Update (5/7/19): Meadows released the following statement to The Washington Post apologizing for her comments: “I apologize to Rep. McBath and her supporters. My comments were insensitive and inappropriate. I did not intend to discredit the congresswoman or the merits of her campaign — only to reflect my view that the Second Amendment was not a prevailing factor in this election.”

New National Rifle Association President Carolyn Meadows claimed that Rep. Lucy McBath (D-GA) won her 2018 election to the U.S. House not because of her support for gun violence prevention, but because she is a “minority female.”

Meadows was elected president of the NRA during an April 29 meeting of NRA board members following weeks of public infighting at the gun group. Her comments about McBath were reported in a May 5 article in the Marietta Daily Journal. As the Daily Journal related:

Meadows’ own backyard will be part of the political battlefield as she and other right-leaning groups target U.S. Rep. Lucy McBath, D-Marietta, who represents Georgia’s Sixth Congressional District. Last year, McBath unseated then-incumbent Karen Handel, R-Roswell, who has announced her intention to run for the seat again.

“There will be more than one person in the race, but we'll get that seat back,” Meadows said. “But it is wrong to say like McBath said, that the reason she won was because of her anti-gun stance. That didn't have anything to do with it — it had to do with being a minority female. And the Democrats really turned out, and that's the problem we have with conservatives — we don't turn out as well.”

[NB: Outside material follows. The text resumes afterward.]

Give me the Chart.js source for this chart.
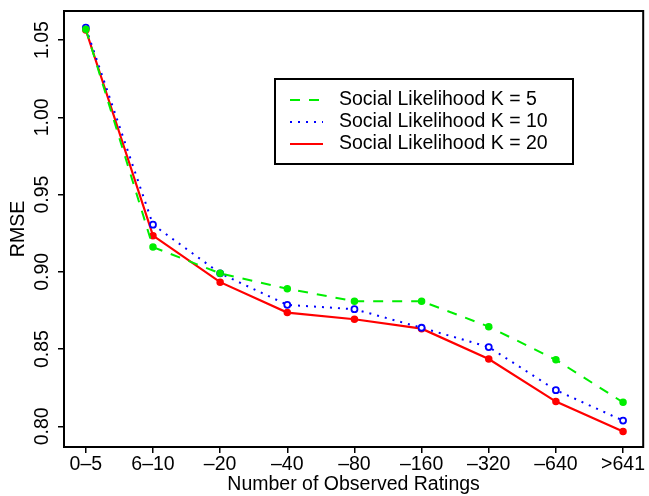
<!DOCTYPE html>
<html lang="en">
<head>
<meta charset="UTF-8">
<title>RMSE vs number of observed ratings</title>
<style>
  body { margin: 0; background: #fff; }
  #wrap { width: 649px; height: 496px; }
</style>
</head>
<body>
<div id="wrap"><canvas id="myChart" width="649" height="496"></canvas></div>
<script src="https://cdn.jsdelivr.net/npm/chart.js@4/dist/chart.umd.min.js"></script>
<script>
// values
const categories = ['0–5', '6–10', '–20', '–40', '–80', '–160', '–320', '–640', '>641'];
const k5  = [1.057, 0.916, 0.899, 0.889, 0.881, 0.881, 0.8645, 0.843, 0.8155];
const k10 = [1.058, 0.9305, 0.899, 0.8786, 0.8758, 0.8638, 0.8513, 0.8234, 0.8037];
const k20 = [1.0565, 0.9234, 0.8933, 0.8736, 0.8693, 0.8632, 0.8435, 0.816, 0.7966];
const yTicks = [0.80, 0.85, 0.90, 0.95, 1.00, 1.05];
const labels = ['Social Likelihood K = 5', 'Social Likelihood K = 10', 'Social Likelihood K = 20'];

const FONT = '"Liberation Sans", Arial, Helvetica, sans-serif';
const FSIZE = 19.5;

function pts(arr) {
    return arr.map((v, i) => ({ x: i, y: v }));
}

// box, rotated y labels, axis titles and the legend, R style
const frame = {
    id: 'frame',
    afterDraw(chart) {
        const ctx = chart.ctx;
        const a = chart.chartArea;
        const y = chart.scales.y;
        ctx.save();
        ctx.lineWidth = 2;
        ctx.strokeStyle = '#000';
        ctx.strokeRect(a.left, a.top, a.right - a.left, a.bottom - a.top);

        ctx.fillStyle = '#000';
        ctx.font = FSIZE + 'px ' + FONT;
        ctx.textAlign = 'center';
        ctx.textBaseline = 'middle';
        yTicks.forEach(v => {
            ctx.save();
            ctx.translate(43, y.getPixelForValue(v));
            ctx.rotate(-Math.PI / 2);
            ctx.fillText(v.toFixed(2), 0, 0);
            ctx.restore();
        });

        ctx.save();
        ctx.translate(19, (a.top + a.bottom) / 2);
        ctx.rotate(-Math.PI / 2);
        ctx.fillText('RMSE', 0, 0);
        ctx.restore();

        ctx.fillText('Number of Observed Ratings', (a.left + a.right) / 2, 485);

        // legend
        ctx.lineWidth = 2;
        ctx.strokeRect(275, 79, 298, 85);
        const rows = [100, 122, 144];
        chart.data.datasets.forEach((ds, i) => {
            ctx.save();
            ctx.strokeStyle = ds.borderColor;
            ctx.lineWidth = ds.borderWidth;
            ctx.setLineDash(ds.borderDash || []);
            ctx.beginPath();
            ctx.moveTo(290, rows[i]);
            ctx.lineTo(323, rows[i]);
            ctx.stroke();
            ctx.restore();
            ctx.textAlign = 'left';
            ctx.fillText(ds.label, 339, rows[i]);
        });
        ctx.restore();
    }
};

new Chart('myChart', {
    type: 'line',
    data: {
        datasets: [
            {
                label: labels[0],
                data: pts(k5),
                borderColor: '#00ee00',
                backgroundColor: '#00ee00',
                borderWidth: 2,
                borderDash: [10, 9],
                pointRadius: 3,
                pointBorderWidth: 1.5,
                pointBackgroundColor: '#00ee00'
            },
            {
                label: labels[1],
                data: pts(k10),
                borderColor: '#0000ff',
                backgroundColor: '#0000ff',
                borderWidth: 2,
                borderDash: [2, 6],
                pointRadius: 3,
                pointBorderWidth: 1.8,
                pointBackgroundColor: '#ffffff'
            },
            {
                label: labels[2],
                data: pts(k20),
                borderColor: '#ff0000',
                backgroundColor: '#ff0000',
                borderWidth: 2.2,
                pointRadius: 3,
                pointBorderWidth: 1.5,
                pointBackgroundColor: '#ff0000'
            }
        ]
    },
    options: {
        responsive: false,
        animation: false,
        layout: { padding: { top: 11, right: 2, left: 0, bottom: 0 } },
        plugins: { legend: { display: false }, tooltip: { enabled: false } },
        scales: {
            x: {
                type: 'linear',
                min: -0.325,
                max: 8.3,
                afterBuildTicks: s => { s.ticks = categories.map((c, i) => ({ value: i })); },
                afterFit: s => { s.height = 49; },
                ticks: {
                    autoSkip: false,
                    maxRotation: 0,
                    color: '#000',
                    padding: 0,
                    font: { size: FSIZE, family: FONT },
                    callback: v => categories[v]
                },
                grid: { drawOnChartArea: false, drawTicks: true, tickLength: 6, color: '#000', lineWidth: 1.5 },
                border: { display: true, color: '#000', width: 2 }
            },
            y: {
                min: 0.7866,
                max: 1.0688,
                afterBuildTicks: s => { s.ticks = yTicks.map(v => ({ value: v })); },
                afterFit: s => { s.width = 64; },
                ticks: { display: false },
                grid: { drawOnChartArea: false, drawTicks: true, tickLength: 6, color: '#000', lineWidth: 1.5 },
                border: { display: true, color: '#000', width: 2 }
            }
        }
    },
    plugins: [frame]
});
</script>
</body>
</html>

McBath ran for Congress in 2018 on a gun law reform platform following the murder of her son, Jordan Davis, by a man who later attempted to use the NRA-authored “Stand Your Ground” law as a legal defense in his criminal trial. Meadows also mentioned McBath in an interview published on April 30 in The Atlanta Journal-Constitution, promising to direct NRA resources to the race in her home congressional district and saying that the NRA will endorse whoever runs against McBath in 2020.

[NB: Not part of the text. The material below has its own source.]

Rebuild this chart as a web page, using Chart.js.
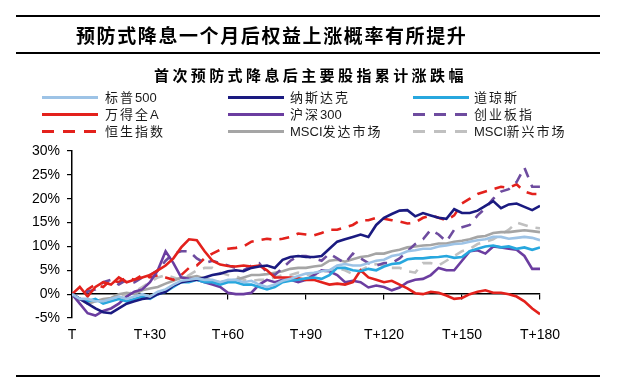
<!DOCTYPE html>
<html><head><meta charset="utf-8">
<script src="https://cdn.jsdelivr.net/npm/chart.js@4/dist/chart.umd.min.js"></script>
<style>
html,body{margin:0;padding:0;background:#fff;}
#page{position:relative;width:620px;height:392px;overflow:hidden;font-family:'Liberation Sans',Arial,'Noto Sans CJK SC',sans-serif;color:#000;}
#c{position:absolute;left:0;top:0;}
.rule{position:absolute;left:16px;width:584px;height:2px;background:#000;}
#head{position:absolute;left:76px;top:22px;font-family:'Noto Sans CJK SC',sans-serif;font-weight:700;font-size:19px;letter-spacing:1.6px;line-height:26px;white-space:nowrap;}
#ctitle{position:absolute;left:154px;top:65px;font-family:'Noto Sans CJK SC',sans-serif;font-weight:700;font-size:15px;letter-spacing:3.4px;line-height:20px;white-space:nowrap;}
.lg{position:absolute;height:17px;line-height:17px;font-size:13px;white-space:nowrap;color:#1a1a1a;}
.lg .cj{letter-spacing:2px;}
.sw{position:absolute;height:3px;width:56px;}
</style></head>
<body>
<div id="page">
  <canvas id="c" width="620" height="392"></canvas>
  <div class="rule" style="top:15px"></div>
  <div id="head">预防式降息一个月后权益上涨概率有所提升</div>
  <div class="rule" style="top:52px"></div>
  <div id="ctitle">首次预防式降息后主要股指累计涨跌幅</div>
  <div id="legend"></div>
  <div class="rule" style="top:375px"></div>
</div>
<script>
const days = [0,3,6,9,12,15,18,21,24,27,30,33,36,39,42,45,48,51,54,57,60,63,66,69,72,75,78,81,84,87,90,93,96,99,102,105,108,111,114,117,120,123,126,129,132,135,138,141,144,147,150,153,156,159,162,165,168,171,174,177,180];
const tickLabels = ['T','T+30','T+60','T+90','T+120','T+150','T+180'];
const seriesNames = ['标普500','纳斯达克','道琼斯','万得全A','沪深300','创业板指','恒生指数','MSCI发达市场','MSCI新兴市场'];

const sp500 = [0,-1.0,-1.0,-1.5,-1.5,-1.0,-0.5,-1.0,-0.5,0.0,-0.5,0.5,1.0,2.0,2.8,3.0,3.3,3.0,3.0,2.5,3.0,3.0,2.5,2.8,2.0,1.5,2.0,2.8,3.2,3.8,4.3,4.5,4.8,5.0,6.0,6.3,6.0,6.0,6.5,7.0,7.2,8.0,8.3,9.0,9.2,9.5,9.5,10.0,10.2,10.5,10.6,11.0,11.3,11.5,12.0,12.0,11.6,11.8,12.0,11.8,11.3];
const nasdaq = [0,-1.0,-2.0,-3.0,-3.8,-4.0,-3.0,-2.0,-1.5,-1.0,-0.8,0.0,0.5,1.8,2.5,2.8,3.0,3.5,4.0,4.3,4.8,5.0,4.8,5.5,5.8,6.0,5.5,7.2,7.8,8.0,7.8,7.8,8.0,9.5,11.0,11.5,12.0,12.5,12.0,14.5,16.0,16.8,17.5,17.6,16.3,17.0,16.5,16.0,15.8,17.8,17.0,17.0,17.5,18.5,19.5,18.0,18.8,19.0,18.3,17.6,18.5];
const dow = [0,-1.0,-1.5,-1.0,-2.0,-1.5,-1.0,-1.5,-1.0,-0.5,-1.0,0.0,0.5,1.5,2.5,2.5,3.0,2.5,2.5,2.0,2.5,2.5,2.0,2.0,1.5,1.0,1.5,2.5,2.8,3.0,3.3,3.5,3.2,4.0,5.5,5.5,5.0,4.8,5.3,5.0,5.8,6.3,6.5,7.3,7.5,7.5,7.7,7.8,8.0,7.6,7.8,9.0,9.5,10.0,10.2,9.8,10.0,9.5,9.8,9.3,9.8];
const windA = [0,1.5,-0.5,1.5,2.5,2.0,3.5,2.5,3.0,3.5,4.0,5.0,6.0,7.5,9.8,11.5,11.3,9.0,7.0,6.2,5.9,5.8,6.0,5.8,6.0,5.0,3.5,3.5,3.5,3.3,3.0,3.0,2.5,2.0,2.2,2.0,2.5,5.0,3.5,3.0,2.5,2.8,2.0,1.2,0.2,0.0,0.5,0.3,-0.3,-1.0,-0.8,0.0,0.5,0.8,0.3,0.3,0.0,-0.5,-1.5,-3.0,-4.2];
const csi300 = [0,-2.0,-4.0,-4.5,-3.5,-3.0,-2.0,-0.5,0.5,1.0,2.5,5.0,9.0,6.5,3.5,3.2,3.0,2.5,2.0,1.5,0.3,0.0,0.0,0.3,2.0,3.0,2.5,3.0,3.0,2.5,3.0,4.0,5.0,4.8,4.0,2.5,2.8,2.5,1.4,1.8,1.5,0.8,1.4,2.5,3.0,3.2,4.0,5.5,5.0,5.0,7.0,9.0,9.2,8.5,10.0,9.8,9.5,9.3,8.0,5.3,5.3];
const chinext = [0,-1.0,0.5,1.0,2.5,3.0,2.0,3.0,2.5,3.5,4.0,5.0,7.0,8.5,9.0,9.0,7.5,6.5,7.0,6.5,6.0,5.5,5.0,6.0,6.5,4.5,4.0,5.5,7.0,8.0,8.0,7.5,7.0,8.5,7.5,6.5,8.5,7.5,6.5,6.0,6.5,6.5,7.5,9.0,10.5,11.5,13.5,12.5,11.0,13.5,14.0,14.5,16.5,18.0,20.0,21.5,22.0,23.5,26.5,22.5,22.5];
const hsi = [0,-1.0,1.0,2.0,1.5,3.0,2.5,3.5,3.0,4.0,3.5,4.0,3.5,3.0,4.0,5.5,6.0,7.5,8.5,9.3,9.5,9.7,10.0,11.0,11.3,11.6,11.4,11.6,12.0,12.7,12.5,12.3,12.8,13.5,13.5,14.0,14.5,15.5,15.5,16.0,15.8,15.5,15.2,14.8,15.0,16.0,16.5,16.0,15.5,16.5,19.0,20.0,21.0,21.5,22.0,22.5,22.3,23.0,21.5,21.0,21.0];
const msciDM = [0,-1.0,-2.0,-1.5,-1.0,-0.8,0.0,0.3,0.0,0.8,1.2,1.5,2.2,2.8,3.5,3.5,3.8,3.3,2.8,2.5,2.8,3.0,3.5,4.0,4.0,4.2,4.5,4.8,5.3,5.5,5.5,5.8,6.0,7.0,7.2,6.8,7.3,7.8,8.0,8.5,8.5,9.0,9.3,9.8,10.0,10.2,10.3,10.6,10.6,11.0,11.2,11.5,12.0,12.2,12.8,13.0,13.0,13.2,13.4,13.2,13.0];
const msciEM = [0,-1.5,-2.0,-1.5,-1.5,-1.0,-0.5,0.0,0.5,1.5,2.5,3.5,4.0,3.5,3.0,4.0,5.0,5.5,5.5,4.5,4.0,3.8,3.0,2.8,3.0,3.0,3.5,4.0,4.0,4.5,4.0,4.0,4.5,5.0,5.5,5.0,4.2,5.0,5.8,6.3,6.0,5.5,5.5,4.8,4.5,6.5,6.5,6.0,7.0,8.0,9.0,9.5,10.5,11.0,11.5,12.5,13.5,15.0,14.5,14.0,13.8];

const seriesValues = [sp500, nasdaq, dow, windA, csi300, chinext, hsi, msciDM, msciEM];
const seriesColors = ['#9dc3e6','#1a1a80','#27a7de','#e3211c','#6b3da0','#6e4c9f','#e3211c','#a5a5a5','#c0c0c0'];
const seriesDashed = [false,false,false,false,false,true,true,false,true];

// HTML legend built from the series
const legendCols = [{line:42,text:105},{line:228,text:290},{line:413,text:474}];
const legendRows = [89,106,123];
const legendEl = document.getElementById('legend');
seriesNames.forEach((name,i)=>{
  const col = legendCols[i%3], row = legendRows[Math.floor(i/3)];
  const sw = document.createElement('div');
  sw.className='sw';
  sw.style.left = col.line+'px';
  sw.style.top = (row+7)+'px';
  sw.style.background = seriesDashed[i]
    ? `repeating-linear-gradient(to right, ${seriesColors[i]} 0 12px, transparent 12px 21px)`
    : seriesColors[i];
  legendEl.appendChild(sw);
  const t = document.createElement('div');
  t.className='lg';
  t.style.left = col.text+'px';
  t.style.top = row+'px';
  name.split(/([\u4e00-\u9fff]+)/).forEach(part=>{
    if (!part) return;
    const s = document.createElement('span');
    if (/[\u4e00-\u9fff]/.test(part)) s.className='cj';
    s.textContent = part;
    t.appendChild(s);
  });
  legendEl.appendChild(t);
});

const tickFont = {family:"'Liberation Sans', Arial, sans-serif", size:14};
new Chart(document.getElementById('c').getContext('2d'), {
  type:'line',
  data:{
    datasets: seriesNames.map((name,i)=>({
      label:name,
      data: days.map((d,j)=>({x:d, y:seriesValues[i][j]})),
      borderColor: seriesColors[i],
      backgroundColor: seriesColors[i],
      borderDash: seriesDashed[i] ? [10,8] : [],
      borderWidth: 2.6,
      pointRadius: 0,
      tension: 0,
      fill: false
    }))
  },
  options:{
    responsive:false,
    animation:false,
    devicePixelRatio:1,
    layout:{padding:{top:151,right:80,left:0,bottom:0}},
    plugins:{legend:{display:false}, tooltip:{enabled:false}, title:{display:false}},
    scales:{
      x:{
        type:'linear', min:0, max:180,
        afterFit:(s)=>{ s.height = 74; },
        ticks:{stepSize:30, autoSkip:false, maxRotation:0, padding:9, color:'#000', font:tickFont,
          callback:(v)=>tickLabels[Math.round(v/30)]},
        grid:{display:false, drawTicks:false},
        border:{display:false}
      },
      x0:{
        type:'linear', axis:'x', position:{y:0}, min:0, max:180,
        ticks:{display:false, stepSize:30},
        grid:{drawOnChartArea:false, drawTicks:true, tickLength:5, color:'#000', lineWidth:1.2},
        border:{display:true, color:'#000', width:1.5}
      },
      y:{
        min:-5, max:30,
        afterFit:(s)=>{ s.width = 72; },
        ticks:{stepSize:5, padding:7, color:'#000', font:tickFont, callback:(v)=>v+'%'},
        grid:{drawOnChartArea:false, drawTicks:true, tickLength:5, color:'#000', lineWidth:1.2},
        border:{display:true, color:'#000', width:1.5}
      }
    }
  }
});
</script>
</body></html>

In addition to her work with the NRA, Meadows is the leader of an organization, the Stone Mountain Memorial Association (SMMA), that blocked a 2015 proposal to construct a monument to Dr. Martin Luther King Jr. on Stone Mountain, GA. According to the SMMA board of directors, which Meadows chairs, the King memorial would have conflicted with the massive memorial to the Confederacy that the SMMA maintains at Stone Mountain. Stone Mountain is also the site where the second iteration of the Ku Klux Klan was launched with a cross burning ceremony in 1915. In his 1963 “I Have a Dream” speech, King said, “Let freedom ring from Stone Mountain of Georgia.”